Triple buffering option in OpenGL compatability

  • Thread starter Thread starter Art
  • Start date Start date
I just tried it and on and i can't even finish the timedemo anymore ?


I tried it with Vsync on and off ?

Ive heard with it on you get 5 to 10 fps more, if you have vsync on if
it works that is.
 
Art said:
In general, is it best to have this enabled or disabled?

Well.... I get 41fps in the timedemo without v-sync, and with triple
buffering disabled.

The framte rate is reduced to 30 with v-sync enabled...... so off I go to
try this triple buffer thing...

timedemo now reports 40.1fps with vy-sync on (and of course the triple
buffer)


So, sounds good to me!
 
I can't see what the asnwer was about the buffering? Enabled or disabled?
and where do you set it?
 
Display>Settings>Advanced>3D>OpenGL>Compatibility

I don't really know what it does but it let me get near enough the same
frame rate with v-sync on as off. Does anyone know the disadvantages of
this? There must be some negative ffect...
 
The Berzerker said:
Display>Settings>Advanced>3D>OpenGL>Compatibility

I don't really know what it does but it let me get near enough the same
frame rate with v-sync on as off. Does anyone know the disadvantages of
this? There must be some negative ffect...

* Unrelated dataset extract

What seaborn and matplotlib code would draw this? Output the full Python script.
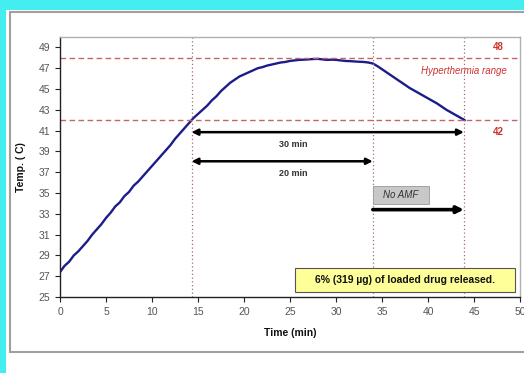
import numpy as np
import pandas as pd
import matplotlib
matplotlib.use("Agg")
import matplotlib.pyplot as plt
from matplotlib.patches import Rectangle
import seaborn as sns

# temperature trace
time_min = [0, 0.5, 1, 1.5, 2, 2.5, 3, 3.5, 4, 4.5, 5, 5.5, 6, 6.5, 7, 7.5, 8, 8.5,
            9, 9.5, 10, 10.5, 11, 11.5, 12, 12.5, 13, 13.5, 14, 14.5, 15, 15.5, 16,
            16.5, 17, 17.5, 18, 18.5, 19, 19.5, 20, 20.5, 21, 21.5, 22, 22.5, 23,
            23.5, 24, 24.5, 25, 25.5, 26, 26.5, 27, 27.5, 28, 28.5, 29, 29.5, 30,
            30.5, 31, 31.5, 32, 32.5, 33, 33.5, 34, 34.5, 35, 35.5, 36, 36.5, 37,
            37.5, 38, 38.5, 39, 39.5, 40, 40.5, 41, 41.5, 42, 42.5, 43, 43.5, 44]
temp_c = [27.4, 28.0, 28.4, 29.0, 29.4, 29.9, 30.4, 31.0, 31.5, 32.0, 32.6, 33.1,
          33.7, 34.1, 34.7, 35.1, 35.7, 36.1, 36.6, 37.1, 37.6, 38.1, 38.6, 39.1,
          39.6, 40.2, 40.7, 41.2, 41.7, 42.2, 42.6, 43.0, 43.4, 43.9, 44.3, 44.8,
          45.2, 45.6, 45.9, 46.2, 46.4, 46.6, 46.8, 47.0, 47.1, 47.25, 47.35, 47.45,
          47.55, 47.6, 47.7, 47.75, 47.8, 47.82, 47.85, 47.88, 47.9, 47.85, 47.8,
          47.82, 47.8, 47.75, 47.7, 47.68, 47.65, 47.62, 47.6, 47.55, 47.45, 47.2,
          46.9, 46.6, 46.3, 46.0, 45.7, 45.4, 45.1, 44.85, 44.6, 44.35, 44.1, 43.85,
          43.6, 43.3, 43.0, 42.75, 42.5, 42.25, 42.0]

hyper_low, hyper_high = 42, 48
marks = [14.3, 34, 43.9]
x_ticks = list(range(0, 51, 5))
y_ticks = list(range(25, 50, 2))

df = pd.DataFrame({"Time (min)": time_min, "Temp": temp_c})

sns.set_style("ticks")
plt.rcParams["font.family"] = ["Liberation Sans", "DejaVu Sans"]

fig = plt.figure(figsize=(5.24, 3.73), dpi=100)
fig.patch.set_facecolor("white")
W, H = 524, 373
cyan = "#44eef0"
fig.patches.append(Rectangle((0, 0), 6 / W, 1, transform=fig.transFigure,
                             facecolor=cyan, edgecolor="none", zorder=-10))
fig.patches.append(Rectangle((0, 1 - 10 / H), 1, 10 / H, transform=fig.transFigure,
                             facecolor=cyan, edgecolor="none", zorder=-10))
fig.patches.append(Rectangle((10 / W, 1 - 352 / H), 1, (352 - 12) / H,
                             transform=fig.transFigure, facecolor="white",
                             edgecolor="#a0a0a0", linewidth=1.5, zorder=-10))

ax = fig.add_axes([60 / W, 1 - 297 / H, (520 - 60) / W, (297 - 37) / H])
ax.set_facecolor("white")

sns.lineplot(data=df, x="Time (min)", y="Temp", color="#1c1c8a", linewidth=1.7, ax=ax)

for y in (hyper_low, hyper_high):
    ax.axhline(y, color="#c46464", linestyle=(0, (4, 2.5)), linewidth=1.0)
for x in marks:
    ax.axvline(x, color="#a07070", linestyle=(0, (1, 2)), linewidth=0.9)

ax.text(47.6, 49.0, "48", color="#cc3333", fontsize=7, fontweight="bold", ha="center", va="center")
ax.text(47.6, 40.9, "42", color="#cc3333", fontsize=7, fontweight="bold", ha="center", va="center")
ax.text(43.9, 46.7, "Hyperthermia range", color="#cc3333", fontsize=7, style="italic",
        ha="center", va="center")

# 30 min / 20 min arrows
ax.annotate("", xy=(marks[2], 40.85), xytext=(marks[0], 40.85),
            arrowprops=dict(arrowstyle="<|-|>", color="black", lw=1.8, mutation_scale=9,
                            shrinkA=0, shrinkB=0))
ax.text(25.4, 39.7, "30 min", fontsize=6.5, fontweight="bold", color="#333333", ha="center", va="center")
ax.annotate("", xy=(marks[1], 38.05), xytext=(marks[0], 38.05),
            arrowprops=dict(arrowstyle="<|-|>", color="black", lw=1.8, mutation_scale=9,
                            shrinkA=0, shrinkB=0))
ax.text(25.3, 36.9, "20 min", fontsize=6.5, fontweight="bold", color="#333333", ha="center", va="center")

# No AMF
ax.add_patch(Rectangle((34.0, 33.9), 6.1, 1.75, facecolor="#c8c8c8", edgecolor="#999999",
                       linewidth=0.6, zorder=3))
ax.text(37.0, 34.8, "No AMF", fontsize=7, style="italic", color="#333333",
        ha="center", va="center", zorder=4)
ax.annotate("", xy=(marks[2], 33.4), xytext=(marks[1], 33.4),
            arrowprops=dict(arrowstyle="-|>", color="black", lw=2.6, mutation_scale=10,
                            shrinkA=0, shrinkB=0))

# release note
ax.add_patch(Rectangle((25.5, 25.45), 24.0, 2.35, facecolor="#ffff99", edgecolor="#555555",
                       linewidth=0.8, zorder=3))
ax.text(37.5, 26.6, "6% (319 \u00b5g) of loaded drug released.", fontsize=7.5,
        fontweight="bold", color="#111111", ha="center", va="center", zorder=4)

ax.set_xlim(0, 50)
ax.set_ylim(25, 50)
ax.set_xticks(x_ticks)
ax.set_yticks(y_ticks)
ax.tick_params(labelsize=7.5, colors="#555555", length=3.5, width=0.8)
ax.tick_params(axis="both", which="both", color="#222222")
ax.set_xlabel("Time (min)", fontsize=7.5, fontweight="bold", color="#111111", labelpad=8)
ax.set_ylabel("Temp. ( C)", fontsize=7.5, fontweight="bold", color="#111111", labelpad=9)
for side in ("left", "bottom"):
    ax.spines[side].set_color("#222222")
    ax.spines[side].set_linewidth(1.0)
for side in ("top", "right"):
    ax.spines[side].set_visible(True)
    ax.spines[side].set_color("#b0b0b0")
    ax.spines[side].set_linewidth(1.0)

fig.savefig("out.png", dpi=100)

AFAIK it uses up more memory.
 
Glzmo said:
AFAIK it uses up more memory.

We talking the system's RAM, or memory on the video card?

Either way, glad it's a legit performance boost, if you get me, rather than
making something shit to improve fps etc. I hope it's the system's RAM, I've
got enough to spare.
 
It uses more Frame Buffer memory (however it is a static increase, meaning
regardless of the application, triple buffering will always use the same
amount of additional RAM). So... YES, we are talking about RAM on the vid
card.
 
Well it smooths the timedemo down make sit less jerky or they could be
the Vsync on ?
 
Triple-buffering uses 50% more framebuffer memory on the video card. It
allows you to disable vsync yet not get the tearing.

On a lot of modern games triple-buffering can slow the game down
considerably because the textures get pushed into system memory through AGP,
which is dog-slow compared to video memory. This happens more often if you
have FSAA enabled and less often if your card has a lot of memory (say 256
MB).

I remember trying this option on my 16 MB Voodoo3 with 3DMark 2000. With
triple-buffering, I got a slightly higher score, because the score is
calculated only from the game tests, which used small textures. The 64-MB
texture "tunnel" test, however, slowed down by 80% with it enabled.
 
First of One said:
Triple-buffering uses 50% more framebuffer memory on the video card. It
allows you to disable vsync yet not get the tearing.

On a lot of modern games triple-buffering can slow the game down
considerably because the textures get pushed into system memory through AGP,
which is dog-slow compared to video memory. This happens more often if you
have FSAA enabled and less often if your card has a lot of memory (say 256
MB).

Has anyone found any specific examples of games that have problems when
triple buffering is enabled?
 
First of One said:
Triple-buffering uses 50% more framebuffer memory on the video card. It
allows you to disable vsync yet not get the tearing.

On a lot of modern games triple-buffering can slow the game down
considerably because the textures get pushed into system memory through AGP,
which is dog-slow compared to video memory. This happens more often if you
have FSAA enabled and less often if your card has a lot of memory (say 256
MB).

So in this case (textures pushed into system memory) PCI-E (16*)
would produce a benefit ?
ie. if you use full AA, with Vsync and triple-buffer ?
 
"Have problems" as utterly refusing to run to quitting randomly?
Triple-buffering may require a larger AGP aperture setting. Otherwise it
should just run slowly, but still run.
 
You see only a small improvement with PCIe, theoretically. AGP8x transfers
at 4.2 GB/s. Dual-channel DDR400 is capable of 6.4 GB/s. So a 16-lane PCIe
bus will give you approx. 50% more bandwidth.

This is all just peanuts compared to the 35 GB/s offered by a Geforce
6800U's onboard memory, though. So if textures do get pushed into system
memory, the game will be ass-slow no matter what kind of interface you got.